Rick, the Obama administration has gone to great lengths to avoid directly renouncing the Bush-Sharon agreement regarding settlements. Plainly, the Obama team doesn’t want to abide by the terms of that understanding (which allowed for growth within existing settlements), yet they feel obliged not to say so. On one hand, this is curious for an administration that prides itself, indeed defines itself, on being “not George Bush.” But somehow the “turning the page” and “fresh start” lingo doesn’t work so well when it comes to Israel. And it is, after all, poor form to insist Israel keep its agreements while America declines to keep hers.
So the effort to twist and evade has begun. The latest incarnation is to insist the Bush-Sharon agreement was never “implemented” and therefore carries no weight. There are two responses to that.
First, this is not the behavior that has characterized the Israeli-U.S. relationship, at least not recently. We haven’t generally engaged in legalisms and diplomatic fencing with our friend and ally. Quoted in the Washington Times, Elliott Abrams explains, “There were lots of agreements between the U.S. and Israel because there was tremendous trust between the two governments. We did not operate in a context in which anything that was not written down would disappear; we operated in a context of trust and confidence.” The very fact that Hillary Clinton now speaks of “enforceable agreements” bespeaks a Rose Law Firm sharp litigator, not a friend or ally of Israel.

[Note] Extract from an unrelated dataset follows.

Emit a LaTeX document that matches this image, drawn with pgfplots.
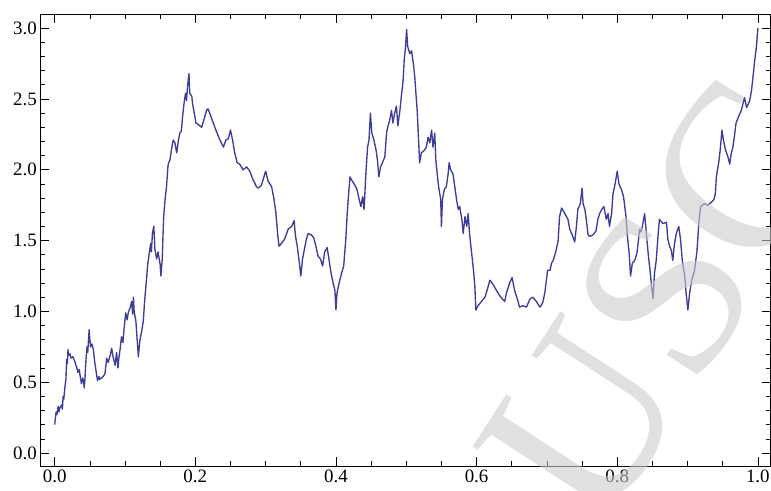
\documentclass[border=0pt]{standalone}
\usepackage{fontspec}
\setmainfont{Liberation Serif}
\usepackage{pgfplots}
\pgfplotsset{compat=1.18}
\definecolor{mmablue}{RGB}{61,61,153}
\definecolor{wmgray}{RGB}{203,203,203}
\begin{document}
\begin{tikzpicture}
\begin{axis}[
  name=ax,
  width=730.7bp, height=452.7bp, scale only axis,
  xmin=-0.0205, xmax=1.018, ymin=-0.0946, ymax=3.100,
  xtick={0,0.2,0.4,0.6,0.8,1.0}, minor x tick num=3,
  ytick={0,0.5,1.0,1.5,2.0,2.5,3.0}, minor y tick num=4,
  tick align=inside,
  major tick length=9bp, minor tick length=5bp,
  axis line style={line width=0.8bp},
  tick style={line width=0.6bp, black},
  xticklabel style={/pgf/number format/.cd, fixed, fixed zerofill, precision=1},
  yticklabel style={/pgf/number format/.cd, fixed, fixed zerofill, precision=1},
  /pgf/number format/assume math mode=true,
  tick label style={font=\fontsize{19}{21}\selectfont, black},
]
\addplot[color=mmablue, line width=1.35bp, line join=round] coordinates {
(0.000,0.20)(0.002,0.29)(0.003,0.27)(0.005,0.33)(0.006,0.29)(0.0075,0.32)(0.010,0.34)(0.011,0.31)
(0.012,0.40)(0.013,0.38)(0.0146,0.47)(0.016,0.52)(0.017,0.66)(0.018,0.63)(0.019,0.73)(0.020,0.69)
(0.022,0.70)(0.023,0.67)(0.026,0.68)(0.029,0.64)(0.031,0.61)(0.033,0.57)(0.035,0.59)(0.036,0.55)
(0.038,0.49)(0.040,0.53)(0.041,0.51)(0.042,0.46)(0.043,0.52)(0.0445,0.66)(0.046,0.75)(0.047,0.71)
(0.049,0.87)(0.050,0.80)(0.051,0.75)(0.053,0.77)(0.055,0.73)(0.057,0.64)(0.060,0.54)(0.061,0.51)
(0.063,0.54)(0.064,0.52)(0.069,0.54)(0.0715,0.56)(0.074,0.67)(0.076,0.64)(0.079,0.69)(0.081,0.74)
(0.083,0.68)(0.086,0.62)(0.088,0.71)(0.090,0.60)(0.091,0.66)(0.093,0.73)(0.095,0.82)(0.097,0.78)
(0.0985,0.87)(0.101,0.99)(0.103,0.94)(0.105,1.00)(0.107,1.02)(0.1095,1.07)(0.111,0.98)(0.112,1.10)
(0.113,1.00)(0.1155,0.93)(0.117,0.82)(0.119,0.68)(0.121,0.79)(0.124,0.87)(0.126,0.93)(0.128,1.08)
(0.131,1.25)(0.132,1.32)(0.1345,1.41)(0.1365,1.48)(0.1375,1.42)(0.139,1.55)(0.141,1.60)(0.1425,1.44)
(0.145,1.37)(0.147,1.42)(0.150,1.33)(0.151,1.25)(0.153,1.37)(0.154,1.53)(0.155,1.67)(0.157,1.79)
(0.159,1.88)(0.161,2.02)(0.162,2.05)(0.164,2.07)(0.166,2.14)(0.1685,2.21)(0.171,2.19)(0.1735,2.12)
(0.176,2.21)(0.178,2.26)(0.180,2.27)(0.182,2.38)(0.184,2.47)(0.186,2.54)(0.1875,2.49)(0.189,2.59)
(0.191,2.68)(0.192,2.54)(0.195,2.52)(0.196,2.47)(0.1985,2.40)(0.201,2.33)(0.204,2.32)(0.209,2.30)
(0.212,2.35)(0.216,2.42)(0.218,2.43)(0.222,2.38)(0.2255,2.33)(0.230,2.27)(0.235,2.21)(0.240,2.16)
(0.2435,2.21)(0.247,2.22)(0.250,2.28)(0.253,2.21)(0.256,2.12)(0.2595,2.05)(0.263,2.04)(0.268,2.00)
(0.273,2.02)(0.2775,1.99)(0.282,1.93)(0.287,1.88)(0.2895,1.87)(0.294,1.89)(0.300,1.99)(0.3035,1.92)
(0.3085,1.88)(0.312,1.79)(0.3145,1.70)(0.317,1.55)(0.319,1.46)(0.3225,1.48)(0.327,1.51)(0.332,1.58)
(0.337,1.60)(0.3405,1.64)(0.3425,1.53)(0.345,1.46)(0.348,1.34)(0.350,1.25)(0.3525,1.37)(0.356,1.46)
(0.358,1.51)(0.3605,1.55)(0.365,1.54)(0.3685,1.52)(0.3715,1.46)(0.3745,1.39)(0.378,1.37)(0.381,1.32)
(0.384,1.42)(0.3875,1.45)(0.390,1.37)(0.393,1.27)(0.396,1.20)(0.3985,1.15)(0.400,1.01)(0.4015,1.13)
(0.4045,1.20)(0.408,1.27)(0.411,1.32)(0.414,1.51)(0.416,1.69)(0.418,1.83)(0.420,1.95)(0.422,1.93)
(0.427,1.89)(0.430,1.86)(0.433,1.79)(0.4355,1.74)(0.438,1.81)(0.440,1.72)(0.4425,1.97)(0.445,2.16)
(0.447,2.21)(0.449,2.40)(0.451,2.26)(0.454,2.21)(0.457,2.14)(0.459,2.07)(0.461,1.95)(0.4635,2.02)
(0.466,2.05)(0.4695,2.09)(0.472,2.26)(0.474,2.31)(0.4765,2.35)(0.479,2.42)(0.481,2.33)(0.4835,2.40)
(0.486,2.45)(0.488,2.31)(0.491,2.42)(0.493,2.52)(0.4955,2.63)(0.497,2.77)(0.499,2.87)(0.5005,2.99)
(0.502,2.87)(0.505,2.82)(0.5075,2.84)(0.510,2.75)(0.512,2.66)(0.514,2.52)(0.5155,2.42)(0.5175,2.21)
(0.519,2.05)(0.5215,2.12)(0.524,2.13)(0.526,2.14)(0.5285,2.16)(0.531,2.23)(0.5335,2.19)(0.536,2.28)
(0.538,2.16)(0.5405,2.26)(0.542,2.07)(0.544,1.97)(0.546,1.88)(0.549,1.79)(0.550,1.60)(0.5515,1.79)
(0.554,1.86)(0.557,1.88)(0.5595,1.97)(0.561,2.05)(0.563,2.00)(0.5665,1.97)(0.569,1.88)(0.5715,1.79)
(0.574,1.72)(0.576,1.74)(0.579,1.65)(0.581,1.55)(0.5835,1.67)(0.586,1.60)(0.588,1.69)(0.590,1.55)
(0.593,1.41)(0.595,1.32)(0.5975,1.18)(0.599,1.01)(0.602,1.04)(0.607,1.07)(0.612,1.10)(0.615,1.15)
(0.619,1.22)(0.6235,1.19)(0.628,1.15)(0.633,1.11)(0.638,1.08)(0.640,1.07)(0.6425,1.13)(0.647,1.20)
(0.6505,1.24)(0.654,1.15)(0.659,1.07)(0.661,1.03)(0.666,1.04)(0.671,1.03)(0.676,1.09)(0.680,1.10)
(0.685,1.07)(0.690,1.03)(0.694,1.06)(0.697,1.13)(0.701,1.29)(0.7045,1.29)(0.7065,1.34)(0.709,1.36)
(0.713,1.43)(0.716,1.50)(0.718,1.67)(0.721,1.73)(0.7255,1.69)(0.730,1.65)(0.7325,1.58)(0.736,1.54)
(0.7395,1.49)(0.742,1.60)(0.744,1.72)(0.7475,1.76)(0.750,1.87)(0.7515,1.76)(0.754,1.72)(0.756,1.65)
(0.7585,1.54)(0.761,1.53)(0.7655,1.54)(0.770,1.57)(0.7725,1.65)(0.775,1.69)(0.778,1.72)(0.781,1.74)
(0.7845,1.65)(0.787,1.69)(0.789,1.60)(0.792,1.69)(0.794,1.83)(0.797,1.90)(0.800,1.99)(0.8025,1.90)
(0.806,1.86)(0.809,1.81)(0.8125,1.67)(0.8145,1.53)(0.817,1.41)(0.819,1.25)(0.8215,1.34)(0.825,1.36)
(0.828,1.41)(0.832,1.58)(0.834,1.56)(0.8365,1.62)(0.839,1.69)(0.8415,1.55)(0.844,1.41)(0.846,1.32)
(0.8495,1.15)(0.851,1.09)(0.853,1.27)(0.8555,1.36)(0.858,1.53)(0.860,1.65)(0.865,1.62)(0.870,1.63)
(0.872,1.51)(0.8745,1.46)(0.877,1.43)(0.879,1.36)(0.8815,1.48)(0.884,1.55)(0.8875,1.60)(0.890,1.51)
(0.8925,1.36)(0.896,1.25)(0.898,1.13)(0.9005,1.01)(0.903,1.13)(0.906,1.22)(0.910,1.29)(0.9135,1.43)
(0.916,1.62)(0.9185,1.74)(0.924,1.76)(0.929,1.75)(0.934,1.77)(0.9375,1.79)(0.9395,1.83)(0.941,1.95)
(0.944,2.04)(0.9465,2.14)(0.949,2.28)(0.951,2.21)(0.954,2.14)(0.9575,2.09)(0.960,2.04)(0.962,2.11)
(0.9645,2.16)(0.967,2.25)(0.969,2.33)(0.973,2.38)(0.9765,2.42)(0.979,2.47)(0.981,2.51)(0.984,2.44)
(0.986,2.46)(0.9885,2.49)(0.991,2.56)(0.993,2.65)(0.9955,2.77)(0.998,2.87)(1.000,3.00)
};
\coordinate (wm) at (axis cs:0.863,1.08);
\end{axis}
\node[rotate=57, inner sep=0pt, text=wmgray, opacity=0.6, font=\fontsize{238}{238}\selectfont] at (wm) {USC};
\pgfresetboundingbox
\path[use as bounding box] ([xshift=-40.3bp,yshift=-24.3bp]ax.south west) rectangle ([xshift=0.5bp,yshift=14bp]ax.north east);
\end{tikzpicture}
\end{document}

Second, let’s talk about “implemented” and “enforceable.” Again, remember the context: Sharon was being asked to withdraw from Gaza and West Bank settlements and his domestic political standing was tenuous. So the U.S., in an effort to protect Sharon domestically and assist our ally, threw a lifeline — an agreement on settlements to allow growth internally (“up” and “in,” as Abrams has explained it) but “no construction beyond the existing construction line, no expropriation of land for construction, no special economic incentives and no construction of new settlements.”
What happened? Even the Obama spinners acknowledge that Israel (both under Sharon and Olmert) “implemented” the agreement by reducing new settlement growth. Even Ori Nir, a spokesman for Americans for Peace Now, concedes a diminishment in “approval of new settlements, the scope of West Bank land expropriation and subsidies for settlers.” Moreover, after receiving these assurances from the Bush administration in 2004, the Israeli government acted upon them (attorney Clinton can look up “detrimental reliance”) by withdrawing entirely from Gaza and dismantling four West Bank settlements.
So what is to be gleaned from all this? Well, the Obama administration certainly has a new mode of dealing with Israel. And if they want to play lawyer, they should get better legal advice.